Simpang-siur Data Pangan, Pemerintah Bisa Kehilangan Kepercayaan

Simpang-siur Data Pangan, Pemerintah Bisa Kehilangan Kepercayaan

Puti Aini Yasmin - detikFinance
Senin, 04 Jun 2018 07:58 WIB
Simpang-siur Data Pangan, Pemerintah Bisa Kehilangan Kepercayaan
Foto: Selfie Miftahul Jannah/detikcom
Banyak yang bilang harga beras kita ini lebih tinggi dari negara lain. Pendapat ini bisa benar bisa salah. Kalau dibanding harga impor, memang harga impor baik dari Vietnam dan Thailand itu masih murah. Sehingga harga di dalam negeri dianggap mahal. Tetapi kalau harga eceran ditingkat konsumen, di Indonesia masih tergolong murah. Harga beras eceran di Malaysia, Singapor atau Thailand masih lebih mahal dibanding harga kita. Kita selalu takut dengan harga yang naik setiap tahun. Harga ekspor di negara-negara seperti Thailand, Vietnam dan India selalu naik setiap taun. Di Thailand untuk Januari-April tahun 2017 ke Januari-April 2018 indexnya naik 19,3%, Vietnam 22,5%, US long grain 34,4%. Jadi kalau harga beras tiap tahun naik ya wajar saja. Kita selalu berdebat soal HPP (Harga Pokok Pembelian di tingkat petani) dan HET (Harga Eceran Tertinggi di tingkat konsumen).

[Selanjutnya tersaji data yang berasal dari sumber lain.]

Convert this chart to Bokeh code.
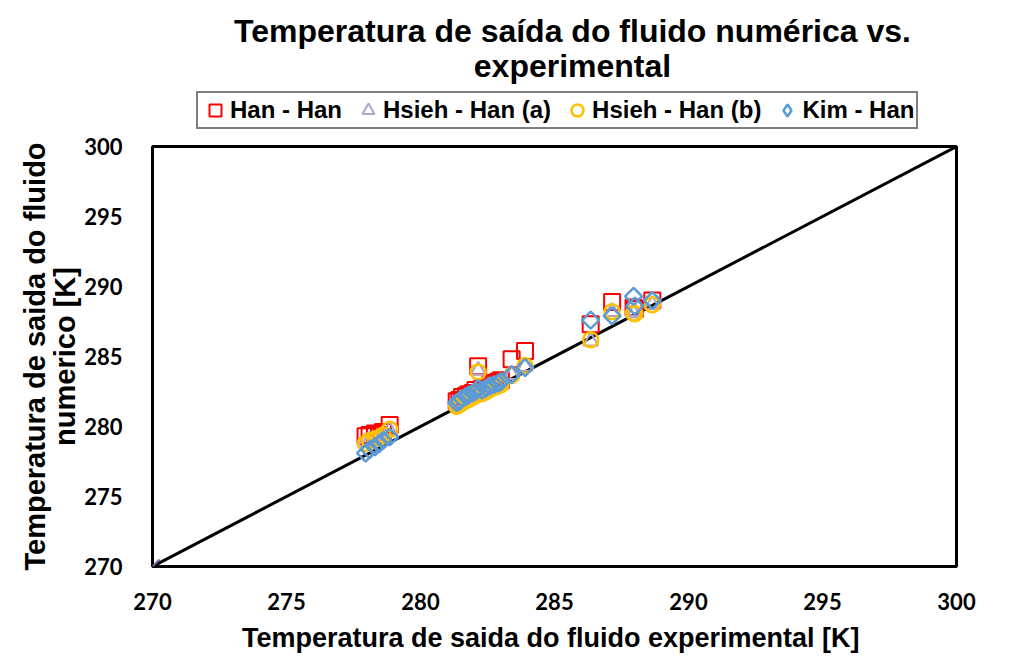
import numpy as np
from bokeh.plotting import figure
from bokeh.layouts import column
from bokeh.models import Legend, LegendItem, FixedTicker, Range1d, Label
from bokeh.embed import file_html
from bokeh.resources import INLINE

# ---- data ----
exp_x = [277.95, 278.1, 278.3, 278.45, 278.6, 278.85,
         281.35, 281.45, 281.55, 281.7, 281.8, 281.95, 282.05, 282.15, 282.3, 282.45,
         282.6, 282.75, 282.9, 283.0, 283.4, 283.9,
         286.35, 287.15, 287.95, 288.0, 288.65]

han_han = [279.3, 279.4, 279.5, 279.4, 279.6, 280.1,
           281.8, 281.9, 282.1, 282.2, 282.3, 282.4, 282.6, 284.3, 282.7, 282.8,
           283.0, 283.1, 283.2, 283.3, 284.8, 285.4,
           287.3, 288.9, 288.5, 288.4, 289.0]

hsieh_han_a = [278.9, 279.0, 279.1, 279.2, 279.4, 279.7,
               281.5, 281.6, 281.75, 281.9, 282.0, 282.15, 282.25, 284.0, 282.4, 282.55,
               282.7, 282.85, 282.95, 283.05, 283.7, 284.3,
               286.1, 288.2, 288.1, 288.2, 288.7]

hsieh_han_b = [278.8, 279.0, 279.1, 279.2, 279.4, 279.8,
               281.45, 281.55, 281.7, 281.85, 281.95, 282.1, 282.2, 283.9, 282.35, 282.5,
               282.65, 282.8, 282.9, 283.0, 283.65, 284.35,
               286.2, 288.2, 288.1, 288.05, 288.7]

kim_han = [278.1, 278.35, 278.55, 278.75, 279.0, 279.25,
           281.7, 281.8, 282.0, 282.15, 282.25, 282.4, 282.5, 282.7, 282.6, 282.75,
           282.9, 283.0, 283.1, 283.2, 283.7, 284.2,
           287.6, 287.9, 289.3, 288.6, 289.0]

line_x = [270, 300]
line_y = [270, 300]
ticks = [270, 275, 280, 285, 290, 295, 300]

series_names = ["Han - Han", "Hsieh - Han (a)", "Hsieh - Han (b)", "Kim - Han"]
title_lines = ["Temperatura de saída do fluido numérica vs.", "experimental"]

# marker styles per series
styles = [
    dict(marker="square", size=16, line_color="#FF0000", line_width=2),
    dict(marker="triangle", size=15, line_color="#B0A3D2", line_width=2),
    dict(marker="circle", size=15, line_color="#FFC000", line_width=2.5),
    dict(marker="square", angle=np.pi / 4, size=12, line_color="#5B9BD5", line_width=2.5),
]
legend_styles = [
    dict(marker="square", line_color="#FF0000", line_width=2),
    dict(marker="triangle", line_color="#B0A3D2", line_width=2),
    dict(marker="circle", line_color="#FFC000", line_width=2.5),
    dict(marker="diamond", line_color="#5B9BD5", line_width=2.5),
]

FL, FW, FH = 152, 804, 420
HEAD_H = 132

# ---- header figure: title + legend (frame aligned with the main frame) ----
h = figure(frame_width=FW, height=HEAD_H, output_backend="svg", toolbar_location=None,
           x_range=Range1d(FL, FL + FW), y_range=Range1d(HEAD_H, 0),
           x_axis_location=None, y_axis_location=None,
           min_border_left=FL, min_border_right=45, min_border_top=0, min_border_bottom=0)
h.grid.visible = False
h.outline_line_color = None
h.border_fill_color = "white"
h.background_fill_color = "white"

for txt, yy in zip(title_lines, [30, 65]):
    h.add_layout(Label(x=572, y=yy, text=txt,
                       text_font="Liberation Sans", text_font_style="bold",
                       text_font_size="32px", text_color="black",
                       text_align="center", text_baseline="middle"))

# legend proxies (no visible points)
proxies = [h.scatter([np.nan], [np.nan], fill_color=None, **st) for st in legend_styles]
legend = Legend(items=[LegendItem(label=n, renderers=[r]) for n, r in zip(series_names, proxies)],
                orientation="horizontal", location=(44, 3),
                label_text_font="Liberation Sans", label_text_font_style="bold",
                label_text_font_size="24px", label_text_color="black",
                border_line_color="black", border_line_width=2,
                glyph_width=30, glyph_height=30, label_standoff=-6, spacing=11,
                padding=2, margin=0)
h.add_layout(legend)

# ---- main figure ----
p = figure(frame_width=FW, frame_height=FH, output_backend="svg", toolbar_location=None,
           x_range=Range1d(270, 300), y_range=Range1d(270, 300),
           min_border_left=FL, min_border_right=45, min_border_top=14, min_border_bottom=80)

p.grid.visible = False
p.outline_line_color = "black"
p.outline_line_width = 3
p.background_fill_color = "white"
p.border_fill_color = "white"

for ax in (p.xaxis[0], p.yaxis[0]):
    ax.ticker = FixedTicker(ticks=ticks)
    ax.axis_line_color = None
    ax.major_tick_line_color = None
    ax.minor_tick_line_color = None
    ax.major_label_text_font = "Lato"
    ax.major_label_text_font_style = "bold"
    ax.major_label_text_font_size = "22px"
    ax.major_label_text_color = "black"
    ax.axis_label_text_font = "Liberation Sans"
    ax.axis_label_text_font_style = "bold"
    ax.axis_label_text_color = "black"

p.xaxis.major_label_standoff = 20
p.yaxis.major_label_standoff = 24
p.xaxis.axis_label = "Temperatura de saida  do fluido experimental [K]"
p.xaxis.axis_label_text_font_size = "27px"
p.xaxis.axis_label_standoff = 10
p.yaxis.axis_label = "Temperatura de saida do fluido\nnumerico [K]"
p.yaxis.axis_label_text_font_size = "29px"
p.yaxis.axis_label_text_line_height = 0.95
p.yaxis.axis_label_standoff = 0

p.line(line_x, line_y, line_color="black", line_width=3)
p.scatter([line_x[0]], [line_y[0]], marker="x", size=20, line_color="#7F64A8", line_width=2)

for ys, st in zip([han_han, hsieh_han_a, hsieh_han_b, kim_han], styles):
    p.scatter(exp_x, ys, fill_color=None, **st)

layout = column(h, p, spacing=0)
open("out.html", "w").write(file_html(layout, INLINE))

Faktanya HPP yang ditetapkan Rp. 3.700,-/kg padi kering panen selalu diributkan karena Bulog tidak bisa beli dengan harga itu, sebab di pasaran sudah jauh lebih tinggi bisa diatas Rp 5.500/kg gabah kering panen. Demikian juga soal HET dipasar lebih tinggi dari HET Rp 9.450/kg beras yang ditetapkan pemerintah. Harga pasar di tingkat petani yang sudah diatas HPP menurut saya itu karena hukum pasar supply and demand, demikian juga harga eceran diatas HET. Hal ini menandakan memang kita masih ada masalah dalam produksi dalam negeri. Kalau produksi sudah mencukupi dan surplus sudah pasti harga akan turun, mau direkayasa kayak apapun harga pasti turun karena tunduk pada hukum pasar. Artinya kalau harga masih tinggi itu karena produksi belum mencukupi sebagaimana diinginkan.